We upload bone matrices to storage buffers, then dispatch a compute shader to calculate all skin matrices in parallel. For a model with 471 bones, this means 471 matrix multiplications happening simultaneously on the GPU:

@group(0) @binding(1) var<storage, read> worldMatrices: array<mat4x4f>;
@group(0) @binding(2) var<storage, read> inverseBindMatrices: array<mat4x4f>;
@group(0) @binding(3) var<storage, read_write> skinMatrices: array<mat4x4f>;

@compute @workgroup_size(64)
fn main(@builtin(global_invocation_id) globalId: vec3<u32>) {
  let boneIndex = globalId.x;
  if (boneIndex >= boneCount.count) { return; }
  
  skinMatrices[boneIndex] = worldMatrices[boneIndex] * inverseBindMatrices[boneIndex];
}

Putting It Together

Here's the complete flow each frame (see the full implementation in engines/v4.ts):

  1. CPU: Animation or user input updates bone rotations
  2. CPU: evaluatePose() walks the hierarchy to calculate world matrices
  3. CPU → GPU: Upload world matrices to storage buffer
  4. GPU compute pass: Calculate skinMatrix = world × inverseBind for all bones in parallel
  5. GPU render pass: Vertex shader reads skin matrices and blends each vertex by its bone weights

The vertex shader performs the final skinning calculation:

@group(0) @binding(1) var<storage, read> skinMats: array<mat4x4f>;

@vertex
fn vs(
  @location(0) position: vec3<f32>,
  @location(3) joints: vec4<u32>,
  @location(4) weights: vec4<f32>
) -> VertexOutput {
  // Blend position by bone influences
  var skinnedPos = vec4f(0.0);
  for (var i = 0u; i < 4u; i++) {
    skinnedPos += (skinMats[joints[i]] * vec4f(position, 1.0)) * weights[i];
  }
  
  output.position = camera.projection * camera.view * skinnedPos;
}

Try rotating the waist and neck bones with the sliders above to see skeletal skinning in action.

Conclusion

You've now built a complete WebGPU rendering pipeline—from a simple triangle to a fully textured, skeletal-animated character. You understand the core components (buffers, bind groups, pipelines, render passes), how they connect (CPU to GPU data flow, shader interfaces), and why they're designed this way (uniform vs storage buffers, compute shaders for parallel work).

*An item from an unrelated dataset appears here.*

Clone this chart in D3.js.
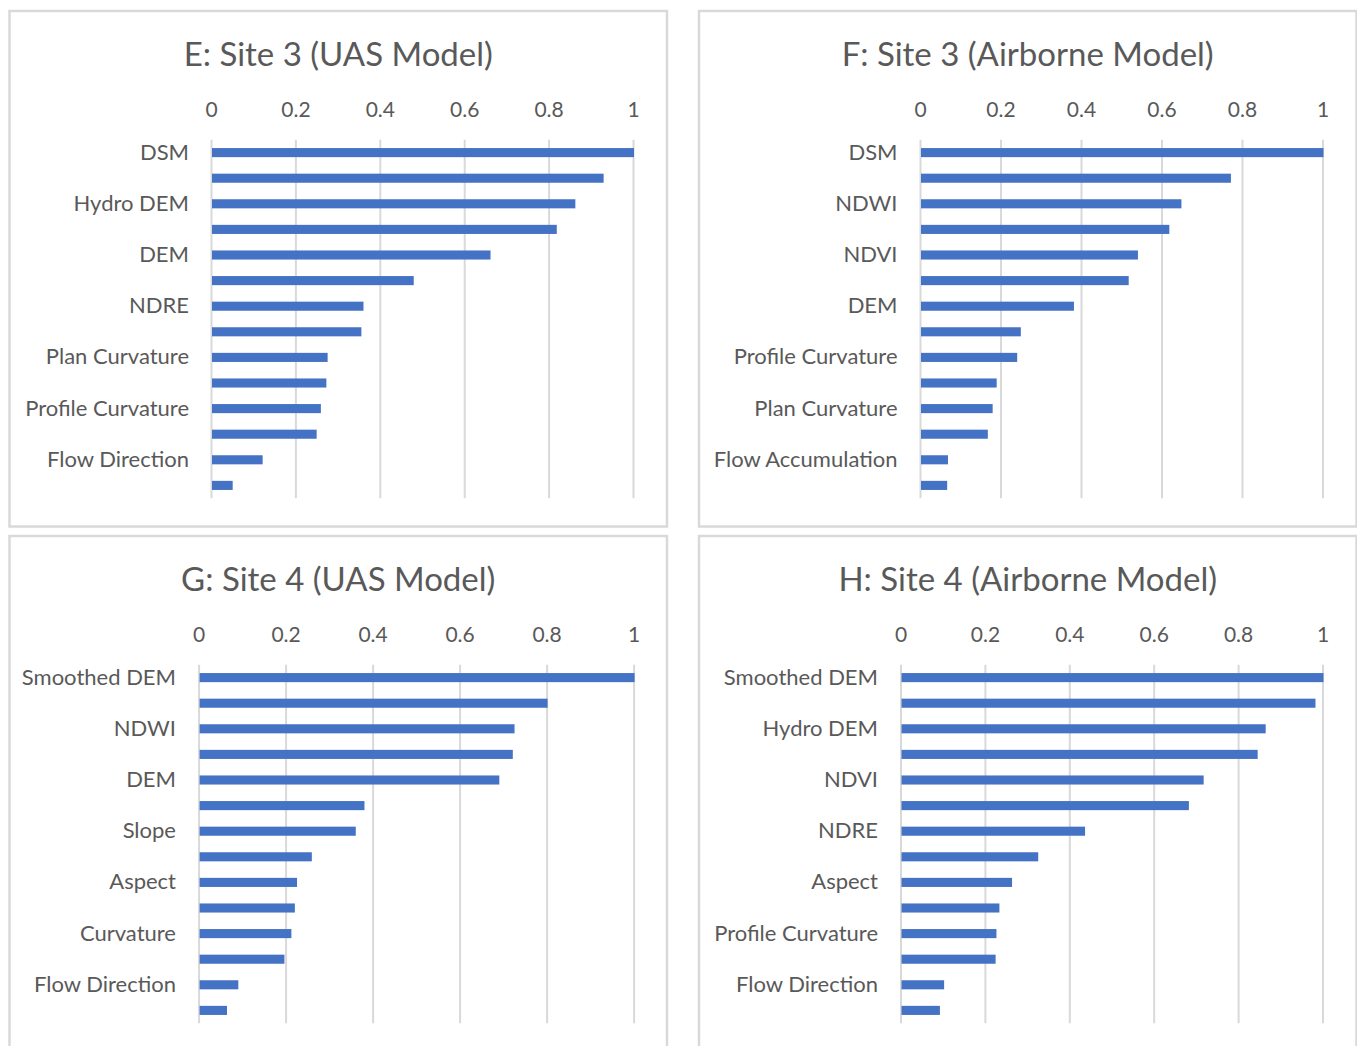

This tutorial focused on WebGPU fundamentals. Advanced features like physics simulation, inverse kinematics, dynamic lighting, bloom, and post-processing build on these same concepts—they're application-level features, not new WebGPU primitives. You can explore these in the Reze Engine source code, which extends what you've learned here into a full-featured anime character renderer.